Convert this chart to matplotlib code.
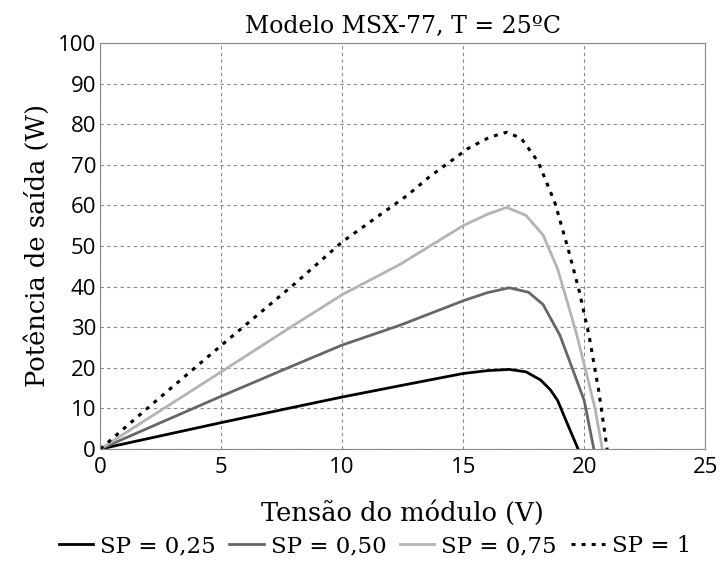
import matplotlib.pyplot as plt

# --- Data ---
v_025 = [0, 2, 5, 8, 10, 12.4, 15, 16.0, 16.9, 17.6, 18.2, 18.6, 18.9, 19.3, 19.75]
p_025 = [0, 2.6, 6.5, 10.3, 12.8, 15.6, 18.6, 19.3, 19.6, 19.0, 17.0, 14.6, 12.0, 6.3, 0]

v_050 = [0, 2, 5, 8, 10, 12.4, 15, 16.0, 16.9, 17.7, 18.3, 19.0, 19.5, 20.0, 20.4]
p_050 = [0, 5.2, 13, 20.6, 25.6, 30.5, 36.5, 38.5, 39.7, 38.6, 35.6, 28.0, 20.0, 12.0, 0]

v_075 = [0, 2, 5, 8, 10, 12.4, 15, 16.0, 16.8, 17.6, 18.3, 18.9, 19.3, 19.7, 20.1, 20.45, 20.75]
p_075 = [0, 7.6, 19, 30.5, 38, 45.5, 55, 57.8, 59.5, 57.5, 52.7, 44.4, 36.3, 28.0, 18.5, 10.0, 0]

v_100 = [0, 2, 5, 8, 10, 12.7, 13.6, 15.2, 16.1, 16.8, 17.4, 18.1, 18.8, 19.35, 19.8, 20.2, 20.6, 20.95]
p_100 = [0, 10.3, 25.5, 40.5, 51, 62.5, 67, 74, 76.8, 78, 76.5, 70.7, 60.5, 49, 38.8, 28, 14.4, 0]

labels = ["SP = 0,25", "SP = 0,50", "SP = 0,75", "SP = 1"]

plt.rcParams["font.family"] = "DejaVu Serif"

fig = plt.figure(figsize=(7.21, 5.72), dpi=100)
ax = fig.add_axes([0.139, 0.215, 0.839, 0.71])

ax.plot(v_025, p_025, color="black", lw=2, label=labels[0])
ax.plot(v_050, p_050, color="#666666", lw=2, label=labels[1])
ax.plot(v_075, p_075, color="#b4b4b4", lw=2, label=labels[2])
ax.plot(v_100, p_100, color="black", lw=2.2, ls=(0, (1.3, 2.0)), label=labels[3])

# --- Formatting ---
ax.set_xlim(0, 25)
ax.set_ylim(0, 100)
ax.set_xticks(range(0, 26, 5))
ax.set_yticks(range(0, 101, 10))
ax.grid(True, ls=(0, (3, 3)), color="#888888", lw=0.8)
for s in ax.spines.values():
    s.set_color("#888888")
ax.tick_params(axis="x", length=0, pad=6)
ax.tick_params(axis="y", length=0, pad=3)
for lab in ax.get_xticklabels() + ax.get_yticklabels():
    lab.set_fontfamily("Open Sans")
    lab.set_fontsize(16)

ax.set_title("Modelo MSX-77, T = 25ºC", fontsize=17, pad=7)
ax.set_xlabel("Tensão do módulo (V)", fontsize=18.5, labelpad=16)
ax.set_ylabel("Potência de saída (W)", fontsize=18.5, labelpad=6)

fig.legend(loc="lower center", bbox_to_anchor=(0.52, -0.01), ncol=4, frameon=False,
           fontsize=16.5, handlelength=1.5, handletextpad=0.3, columnspacing=0.6)

plt.savefig("out.png", dpi=100)
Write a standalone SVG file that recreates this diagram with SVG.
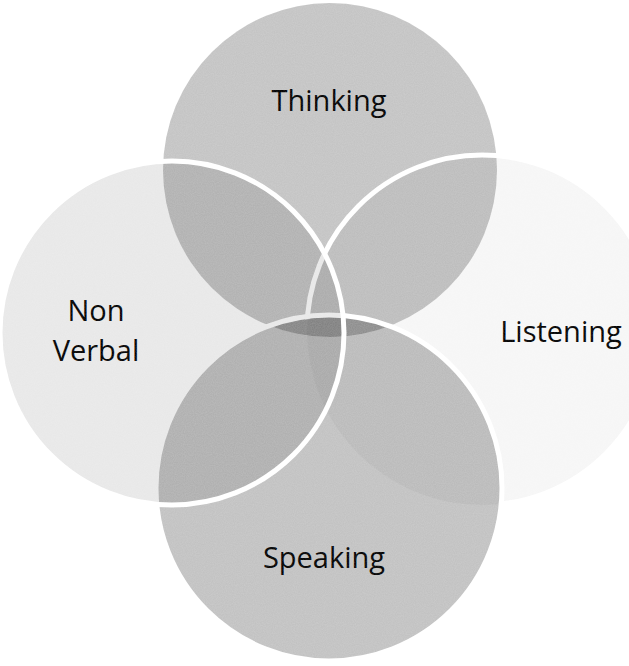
<svg xmlns="http://www.w3.org/2000/svg" width="629" height="666" viewBox="0 0 629 666">
  <style>
    .lbl { font-family: "Open Sans", "Liberation Sans", sans-serif; font-size: 29px; fill: #000; text-anchor: middle; }
    .edge { fill: none; stroke: #ffffff; stroke-width: 5; }
  </style>
  <defs>
    <filter id="grain" x="0" y="0" width="100%" height="100%">
      <feTurbulence type="fractalNoise" baseFrequency="0.9" numOctaves="2" seed="3" result="n"/>
      <feColorMatrix in="n" type="matrix" values="0 0 0 0 1  0 0 0 0 1  0 0 0 0 1  0 0 0 0.55 -0.12" result="w"/>
      <feComposite in="w" in2="SourceGraphic" operator="in"/>
    </filter>
    <mask id="notSpeaking" maskUnits="userSpaceOnUse" x="0" y="0" width="629" height="666">
      <rect width="629" height="666" fill="#fff"/>
      <circle cx="329" cy="488" r="170" fill="#000"/>
    </mask>
  </defs>
  <rect width="629" height="666" fill="#ffffff"/>
  <g id="thinking">
    <circle cx="330" cy="170" r="167" fill="#000" fill-opacity="0.23"/>
    <text class="lbl" x="329" y="111">Thinking</text>
  </g>
  <g id="listening">
    <circle cx="482" cy="330" r="175" fill="#000" fill-opacity="0.035"/>
    <circle class="edge" cx="482" cy="330" r="175" mask="url(#notSpeaking)"/>
    <text class="lbl" x="561" y="342">Listening</text>
  </g>
  <g id="speaking">
    <circle cx="329" cy="488" r="173" fill="#000" fill-opacity="0.24"/>
    <circle class="edge" cx="329" cy="488" r="173"/>
    <text class="lbl" x="324" y="568">Speaking</text>
  </g>
  <g id="non-verbal">
    <circle cx="172" cy="333" r="172" fill="#000" fill-opacity="0.09"/>
    <circle class="edge" cx="172" cy="333" r="172"/>
    <text class="lbl" x="96" y="321">Non</text>
    <text class="lbl" x="96" y="361">Verbal</text>
  </g>
  <g id="connectors"/>
  <rect width="629" height="666" fill="#fff" filter="url(#grain)" opacity="0.35" pointer-events="none"/>
</svg>
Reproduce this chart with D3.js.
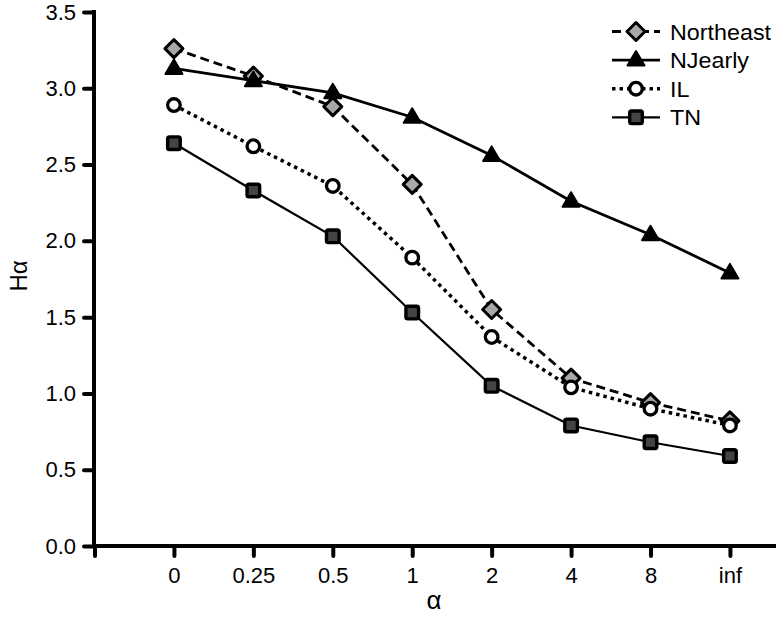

_What needs to be done_
Do not include the images; transcribe the rest of the listing exactly.

_Task output_
Convert this chart to matplotlib code.
import matplotlib.pyplot as plt

# --- Data ---
v_025 = [0, 2, 5, 8, 10, 12.4, 15, 16.0, 16.9, 17.6, 18.2, 18.6, 18.9, 19.3, 19.75]
p_025 = [0, 2.6, 6.5, 10.3, 12.8, 15.6, 18.6, 19.3, 19.6, 19.0, 17.0, 14.6, 12.0, 6.3, 0]

v_050 = [0, 2, 5, 8, 10, 12.4, 15, 16.0, 16.9, 17.7, 18.3, 19.0, 19.5, 20.0, 20.4]
p_050 = [0, 5.2, 13, 20.6, 25.6, 30.5, 36.5, 38.5, 39.7, 38.6, 35.6, 28.0, 20.0, 12.0, 0]

v_075 = [0, 2, 5, 8, 10, 12.4, 15, 16.0, 16.8, 17.6, 18.3, 18.9, 19.3, 19.7, 20.1, 20.45, 20.75]
p_075 = [0, 7.6, 19, 30.5, 38, 45.5, 55, 57.8, 59.5, 57.5, 52.7, 44.4, 36.3, 28.0, 18.5, 10.0, 0]

v_100 = [0, 2, 5, 8, 10, 12.7, 13.6, 15.2, 16.1, 16.8, 17.4, 18.1, 18.8, 19.35, 19.8, 20.2, 20.6, 20.95]
p_100 = [0, 10.3, 25.5, 40.5, 51, 62.5, 67, 74, 76.8, 78, 76.5, 70.7, 60.5, 49, 38.8, 28, 14.4, 0]

labels = ["SP = 0,25", "SP = 0,50", "SP = 0,75", "SP = 1"]

plt.rcParams["font.family"] = "DejaVu Serif"

fig = plt.figure(figsize=(7.21, 5.72), dpi=100)
ax = fig.add_axes([0.139, 0.215, 0.839, 0.71])

ax.plot(v_025, p_025, color="black", lw=2, label=labels[0])
ax.plot(v_050, p_050, color="#666666", lw=2, label=labels[1])
ax.plot(v_075, p_075, color="#b4b4b4", lw=2, label=labels[2])
ax.plot(v_100, p_100, color="black", lw=2.2, ls=(0, (1.3, 2.0)), label=labels[3])

# --- Formatting ---
ax.set_xlim(0, 25)
ax.set_ylim(0, 100)
ax.set_xticks(range(0, 26, 5))
ax.set_yticks(range(0, 101, 10))
ax.grid(True, ls=(0, (3, 3)), color="#888888", lw=0.8)
for s in ax.spines.values():
    s.set_color("#888888")
ax.tick_params(axis="x", length=0, pad=6)
ax.tick_params(axis="y", length=0, pad=3)
for lab in ax.get_xticklabels() + ax.get_yticklabels():
    lab.set_fontfamily("Open Sans")
    lab.set_fontsize(16)

ax.set_title("Modelo MSX-77, T = 25ºC", fontsize=17, pad=7)
ax.set_xlabel("Tensão do módulo (V)", fontsize=18.5, labelpad=16)
ax.set_ylabel("Potência de saída (W)", fontsize=18.5, labelpad=6)

fig.legend(loc="lower center", bbox_to_anchor=(0.52, -0.01), ncol=4, frameon=False,
           fontsize=16.5, handlelength=1.5, handletextpad=0.3, columnspacing=0.6)

plt.savefig("out.png", dpi=100)
Write a standalone SVG file that recreates this diagram with SVG.
<svg xmlns="http://www.w3.org/2000/svg" width="629" height="666" viewBox="0 0 629 666">
  <style>
    .lbl { font-family: "Open Sans", "Liberation Sans", sans-serif; font-size: 29px; fill: #000; text-anchor: middle; }
    .edge { fill: none; stroke: #ffffff; stroke-width: 5; }
  </style>
  <defs>
    <filter id="grain" x="0" y="0" width="100%" height="100%">
      <feTurbulence type="fractalNoise" baseFrequency="0.9" numOctaves="2" seed="3" result="n"/>
      <feColorMatrix in="n" type="matrix" values="0 0 0 0 1  0 0 0 0 1  0 0 0 0 1  0 0 0 0.55 -0.12" result="w"/>
      <feComposite in="w" in2="SourceGraphic" operator="in"/>
    </filter>
    <mask id="notSpeaking" maskUnits="userSpaceOnUse" x="0" y="0" width="629" height="666">
      <rect width="629" height="666" fill="#fff"/>
      <circle cx="329" cy="488" r="170" fill="#000"/>
    </mask>
  </defs>
  <rect width="629" height="666" fill="#ffffff"/>
  <g id="thinking">
    <circle cx="330" cy="170" r="167" fill="#000" fill-opacity="0.23"/>
    <text class="lbl" x="329" y="111">Thinking</text>
  </g>
  <g id="listening">
    <circle cx="482" cy="330" r="175" fill="#000" fill-opacity="0.035"/>
    <circle class="edge" cx="482" cy="330" r="175" mask="url(#notSpeaking)"/>
    <text class="lbl" x="561" y="342">Listening</text>
  </g>
  <g id="speaking">
    <circle cx="329" cy="488" r="173" fill="#000" fill-opacity="0.24"/>
    <circle class="edge" cx="329" cy="488" r="173"/>
    <text class="lbl" x="324" y="568">Speaking</text>
  </g>
  <g id="non-verbal">
    <circle cx="172" cy="333" r="172" fill="#000" fill-opacity="0.09"/>
    <circle class="edge" cx="172" cy="333" r="172"/>
    <text class="lbl" x="96" y="321">Non</text>
    <text class="lbl" x="96" y="361">Verbal</text>
  </g>
  <g id="connectors"/>
  <rect width="629" height="666" fill="#fff" filter="url(#grain)" opacity="0.35" pointer-events="none"/>
</svg>
Reproduce this chart with D3.js.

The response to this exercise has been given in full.